- _What you should do_
Omit every picture and return the rest of the data unaltered.

- _Extracted entries_
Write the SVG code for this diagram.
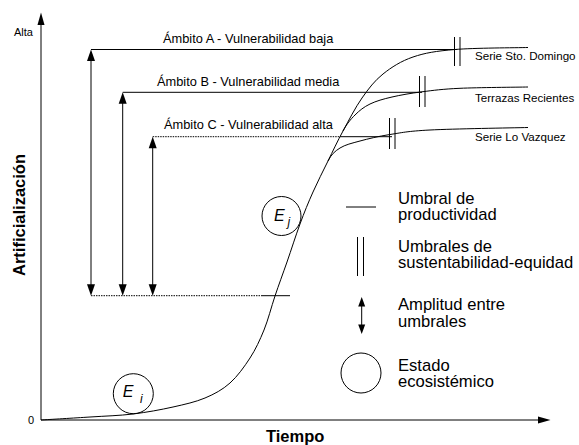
<svg xmlns="http://www.w3.org/2000/svg" width="579" height="445" viewBox="0 0 579 445">
<style>
.ln{fill:none;stroke:#000;stroke-width:1}
.dot{fill:none;stroke:#000;stroke-width:1;stroke-dasharray:1.5 1}
.ah{fill:#000;stroke:none}
.t{font-family:"Liberation Sans",Arial,sans-serif;fill:#000}
.lvl{font-size:12.8px}
.ser{font-size:11.6px}
.leg{font-size:16.6px}
.ax{font-size:11px}
.bold{font-weight:bold;font-size:16.5px}
.e{font-style:italic;font-size:16px}
.sub{font-style:italic;font-size:12px}
</style>
<rect width="579" height="445" fill="#fff"/>
<g id="axes">
<line class="ln" x1="41" y1="22" x2="41" y2="420"/>
<polygon class="ah" points="41,12.5 44.5,25 37.5,25"/>
<line class="ln" x1="41" y1="420" x2="540" y2="420"/>
<polygon class="ah" points="550.5,420 538,416.5 538,423.5"/>
<text class="t ax" x="14" y="36">Alta</text>
<text class="t ax" x="28" y="424">0</text>
<text class="t bold" x="266" y="442">Tiempo</text>
<text class="t bold" text-anchor="middle" transform="translate(25,215) rotate(-90)">Artificialización</text>
</g>
<g id="connectors">
<path id="curve-a" class="ln" d="M41,420 C49.2,419.5 74.7,418 90,417 C105.3,416 119.2,415.7 133,414 C146.8,412.3 161,409.7 173,407 C185,404.3 195.5,402 205,398 C214.5,394 222.5,389.7 230,383 C237.5,376.3 244.3,366.8 250,358 C255.7,349.2 259.8,340.3 264,330 C268.2,319.7 271.2,307.3 275,296 C278.8,284.7 282.8,274 287,262 C291.2,250 295.7,235.7 300,224 C304.3,212.3 308.3,202.5 313,192 C317.7,181.5 323,171.2 328,161 C333,150.8 337.3,141.5 343,131 C348.7,120.5 355.3,107.5 362,98 C368.7,88.5 374.5,80.8 383,74 C391.5,67.2 401,61.1 413,57 C425,52.9 435.8,51.1 455,49.5 C474.2,47.9 515.8,47.8 528,47.5"/>
<path id="curve-b" class="ln" d="M343,131 C347,123.6 350.5,119.5 355,115 C359.5,110.5 363.8,107 370,104 C376.2,101 383.3,99 392,97 C400.7,95 410.7,93.25 422,91.8 C433.3,90.35 442.3,89.1 460,88.3 C477.7,87.5 516.7,87.2 528,87"/>
<path id="curve-c" class="ln" d="M328,161 C331.1,154.7 334.7,151.3 340,148 C345.3,144.7 351.7,143.25 360,141 C368.3,138.75 378.3,136.3 390,134.5 C401.7,132.7 407,131.2 430,130 C453,128.8 511.7,127.9 528,127.5"/>
<line class="ln" x1="91" y1="49.5" x2="457" y2="49.5"/>
<line class="ln" x1="122.7" y1="92.3" x2="422" y2="92.3"/>
<line class="dot" x1="152.7" y1="136.7" x2="340" y2="136.7"/>
<line class="ln" x1="340" y1="136.7" x2="392" y2="136.7"/>
<line class="dot" x1="91" y1="295.7" x2="262" y2="295.7"/>
<line class="ln" x1="262" y1="295.7" x2="290" y2="295.7"/>
<line class="ln" x1="91" y1="58" x2="91" y2="287"/>
<polygon class="ah" points="91,49.5 95,61 87,61"/>
<polygon class="ah" points="91,295.7 95,284.2 87,284.2"/>
<line class="ln" x1="122.7" y1="100" x2="122.7" y2="287"/>
<polygon class="ah" points="122.7,92.3 126.7,103.8 118.7,103.8"/>
<polygon class="ah" points="122.7,295.7 126.7,284.2 118.7,284.2"/>
<line class="ln" x1="152.7" y1="145" x2="152.7" y2="287"/>
<polygon class="ah" points="152.7,136.7 156.7,148.2 148.7,148.2"/>
<polygon class="ah" points="152.7,295.7 156.7,284.2 148.7,284.2"/>
<line class="ln" x1="454.5" y1="37" x2="454.5" y2="66"/>
<line class="ln" x1="460" y1="37" x2="460" y2="66"/>
<line class="ln" x1="419.5" y1="76" x2="419.5" y2="107"/>
<line class="ln" x1="425" y1="76" x2="425" y2="107"/>
<line class="ln" x1="389.5" y1="118" x2="389.5" y2="149"/>
<line class="ln" x1="395" y1="118" x2="395" y2="149"/>
</g>
<g id="labels">
<text class="t lvl" x="163" y="43.3">Ámbito A - Vulnerabilidad baja</text>
<text class="t lvl" x="157" y="85.7">Ámbito B - Vulnerabilidad media</text>
<text class="t lvl" x="164" y="129.3">Ámbito C - Vulnerabilidad alta</text>
<text class="t ser" x="475" y="60.3">Serie Sto. Domingo</text>
<text class="t ser" x="475" y="102">Terrazas Recientes</text>
<text class="t ser" x="475" y="140.5">Serie Lo Vazquez</text>
</g>
<g id="state-ei">
<circle class="ln" cx="133.3" cy="393.7" r="20"/>
<text class="t e" x="122.7" y="397.3">E</text>
<text class="t sub" x="140" y="403">i</text>
</g>
<g id="state-ej">
<circle class="ln" cx="281.5" cy="216" r="19.5"/>
<text class="t e" x="274" y="220.7">E</text>
<text class="t sub" x="287.5" y="225.5">j</text>
</g>
<g id="legend">
<line class="ln" x1="346" y1="207" x2="376" y2="207"/>
<text class="t leg" x="398" y="203.5">Umbral de</text>
<text class="t leg" x="398" y="219.5">productividad</text>
<line class="ln" x1="357.5" y1="237" x2="357.5" y2="276"/>
<line class="ln" x1="363.5" y1="237" x2="363.5" y2="276"/>
<text class="t leg" x="398" y="252">Umbrales de</text>
<text class="t leg" x="398" y="268.3">sustentabilidad-equidad</text>
<line class="ln" x1="361.7" y1="304" x2="361.7" y2="327"/>
<polygon class="ah" points="361.7,297 365.2,306.5 358.2,306.5"/>
<polygon class="ah" points="361.7,334 365.2,324.5 358.2,324.5"/>
<text class="t leg" x="398" y="309.5">Amplitud entre</text>
<text class="t leg" x="398" y="326.5">umbrales</text>
<circle class="ln" cx="361" cy="373" r="20"/>
<text class="t leg" x="398" y="370.5">Estado</text>
<text class="t leg" x="398" y="387.3">ecosistémico</text>
</g>
</svg>
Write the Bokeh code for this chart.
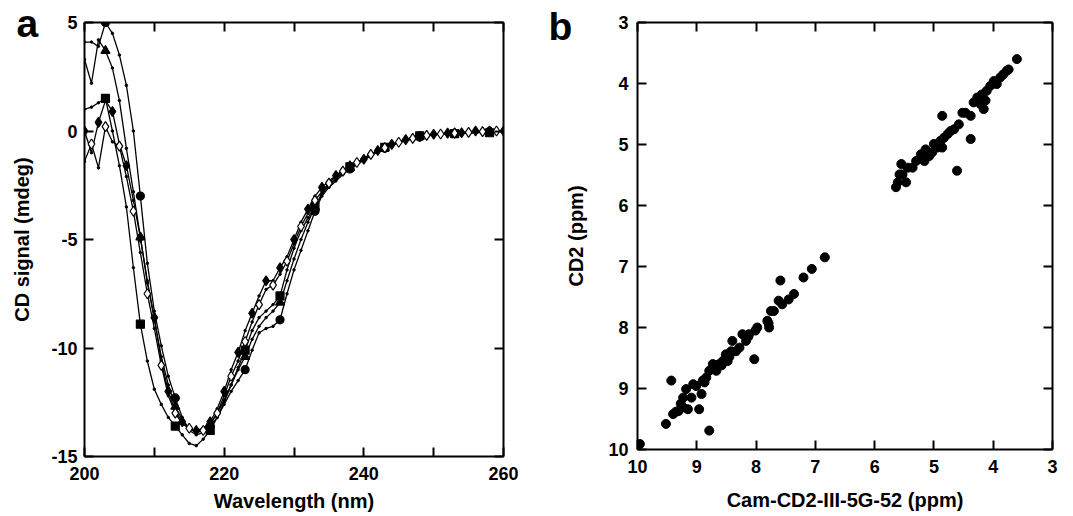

- _Exercise answer_
Write the SVG code for this diagram.
<svg xmlns="http://www.w3.org/2000/svg" width="579" height="445" viewBox="0 0 579 445">
<style>
.ln{fill:none;stroke:#000;stroke-width:1}
.dot{fill:none;stroke:#000;stroke-width:1;stroke-dasharray:1.5 1}
.ah{fill:#000;stroke:none}
.t{font-family:"Liberation Sans",Arial,sans-serif;fill:#000}
.lvl{font-size:12.8px}
.ser{font-size:11.6px}
.leg{font-size:16.6px}
.ax{font-size:11px}
.bold{font-weight:bold;font-size:16.5px}
.e{font-style:italic;font-size:16px}
.sub{font-style:italic;font-size:12px}
</style>
<rect width="579" height="445" fill="#fff"/>
<g id="axes">
<line class="ln" x1="41" y1="22" x2="41" y2="420"/>
<polygon class="ah" points="41,12.5 44.5,25 37.5,25"/>
<line class="ln" x1="41" y1="420" x2="540" y2="420"/>
<polygon class="ah" points="550.5,420 538,416.5 538,423.5"/>
<text class="t ax" x="14" y="36">Alta</text>
<text class="t ax" x="28" y="424">0</text>
<text class="t bold" x="266" y="442">Tiempo</text>
<text class="t bold" text-anchor="middle" transform="translate(25,215) rotate(-90)">Artificialización</text>
</g>
<g id="connectors">
<path id="curve-a" class="ln" d="M41,420 C49.2,419.5 74.7,418 90,417 C105.3,416 119.2,415.7 133,414 C146.8,412.3 161,409.7 173,407 C185,404.3 195.5,402 205,398 C214.5,394 222.5,389.7 230,383 C237.5,376.3 244.3,366.8 250,358 C255.7,349.2 259.8,340.3 264,330 C268.2,319.7 271.2,307.3 275,296 C278.8,284.7 282.8,274 287,262 C291.2,250 295.7,235.7 300,224 C304.3,212.3 308.3,202.5 313,192 C317.7,181.5 323,171.2 328,161 C333,150.8 337.3,141.5 343,131 C348.7,120.5 355.3,107.5 362,98 C368.7,88.5 374.5,80.8 383,74 C391.5,67.2 401,61.1 413,57 C425,52.9 435.8,51.1 455,49.5 C474.2,47.9 515.8,47.8 528,47.5"/>
<path id="curve-b" class="ln" d="M343,131 C347,123.6 350.5,119.5 355,115 C359.5,110.5 363.8,107 370,104 C376.2,101 383.3,99 392,97 C400.7,95 410.7,93.25 422,91.8 C433.3,90.35 442.3,89.1 460,88.3 C477.7,87.5 516.7,87.2 528,87"/>
<path id="curve-c" class="ln" d="M328,161 C331.1,154.7 334.7,151.3 340,148 C345.3,144.7 351.7,143.25 360,141 C368.3,138.75 378.3,136.3 390,134.5 C401.7,132.7 407,131.2 430,130 C453,128.8 511.7,127.9 528,127.5"/>
<line class="ln" x1="91" y1="49.5" x2="457" y2="49.5"/>
<line class="ln" x1="122.7" y1="92.3" x2="422" y2="92.3"/>
<line class="dot" x1="152.7" y1="136.7" x2="340" y2="136.7"/>
<line class="ln" x1="340" y1="136.7" x2="392" y2="136.7"/>
<line class="dot" x1="91" y1="295.7" x2="262" y2="295.7"/>
<line class="ln" x1="262" y1="295.7" x2="290" y2="295.7"/>
<line class="ln" x1="91" y1="58" x2="91" y2="287"/>
<polygon class="ah" points="91,49.5 95,61 87,61"/>
<polygon class="ah" points="91,295.7 95,284.2 87,284.2"/>
<line class="ln" x1="122.7" y1="100" x2="122.7" y2="287"/>
<polygon class="ah" points="122.7,92.3 126.7,103.8 118.7,103.8"/>
<polygon class="ah" points="122.7,295.7 126.7,284.2 118.7,284.2"/>
<line class="ln" x1="152.7" y1="145" x2="152.7" y2="287"/>
<polygon class="ah" points="152.7,136.7 156.7,148.2 148.7,148.2"/>
<polygon class="ah" points="152.7,295.7 156.7,284.2 148.7,284.2"/>
<line class="ln" x1="454.5" y1="37" x2="454.5" y2="66"/>
<line class="ln" x1="460" y1="37" x2="460" y2="66"/>
<line class="ln" x1="419.5" y1="76" x2="419.5" y2="107"/>
<line class="ln" x1="425" y1="76" x2="425" y2="107"/>
<line class="ln" x1="389.5" y1="118" x2="389.5" y2="149"/>
<line class="ln" x1="395" y1="118" x2="395" y2="149"/>
</g>
<g id="labels">
<text class="t lvl" x="163" y="43.3">Ámbito A - Vulnerabilidad baja</text>
<text class="t lvl" x="157" y="85.7">Ámbito B - Vulnerabilidad media</text>
<text class="t lvl" x="164" y="129.3">Ámbito C - Vulnerabilidad alta</text>
<text class="t ser" x="475" y="60.3">Serie Sto. Domingo</text>
<text class="t ser" x="475" y="102">Terrazas Recientes</text>
<text class="t ser" x="475" y="140.5">Serie Lo Vazquez</text>
</g>
<g id="state-ei">
<circle class="ln" cx="133.3" cy="393.7" r="20"/>
<text class="t e" x="122.7" y="397.3">E</text>
<text class="t sub" x="140" y="403">i</text>
</g>
<g id="state-ej">
<circle class="ln" cx="281.5" cy="216" r="19.5"/>
<text class="t e" x="274" y="220.7">E</text>
<text class="t sub" x="287.5" y="225.5">j</text>
</g>
<g id="legend">
<line class="ln" x1="346" y1="207" x2="376" y2="207"/>
<text class="t leg" x="398" y="203.5">Umbral de</text>
<text class="t leg" x="398" y="219.5">productividad</text>
<line class="ln" x1="357.5" y1="237" x2="357.5" y2="276"/>
<line class="ln" x1="363.5" y1="237" x2="363.5" y2="276"/>
<text class="t leg" x="398" y="252">Umbrales de</text>
<text class="t leg" x="398" y="268.3">sustentabilidad-equidad</text>
<line class="ln" x1="361.7" y1="304" x2="361.7" y2="327"/>
<polygon class="ah" points="361.7,297 365.2,306.5 358.2,306.5"/>
<polygon class="ah" points="361.7,334 365.2,324.5 358.2,324.5"/>
<text class="t leg" x="398" y="309.5">Amplitud entre</text>
<text class="t leg" x="398" y="326.5">umbrales</text>
<circle class="ln" cx="361" cy="373" r="20"/>
<text class="t leg" x="398" y="370.5">Estado</text>
<text class="t leg" x="398" y="387.3">ecosistémico</text>
</g>
</svg>
Write the Bokeh code for this chart.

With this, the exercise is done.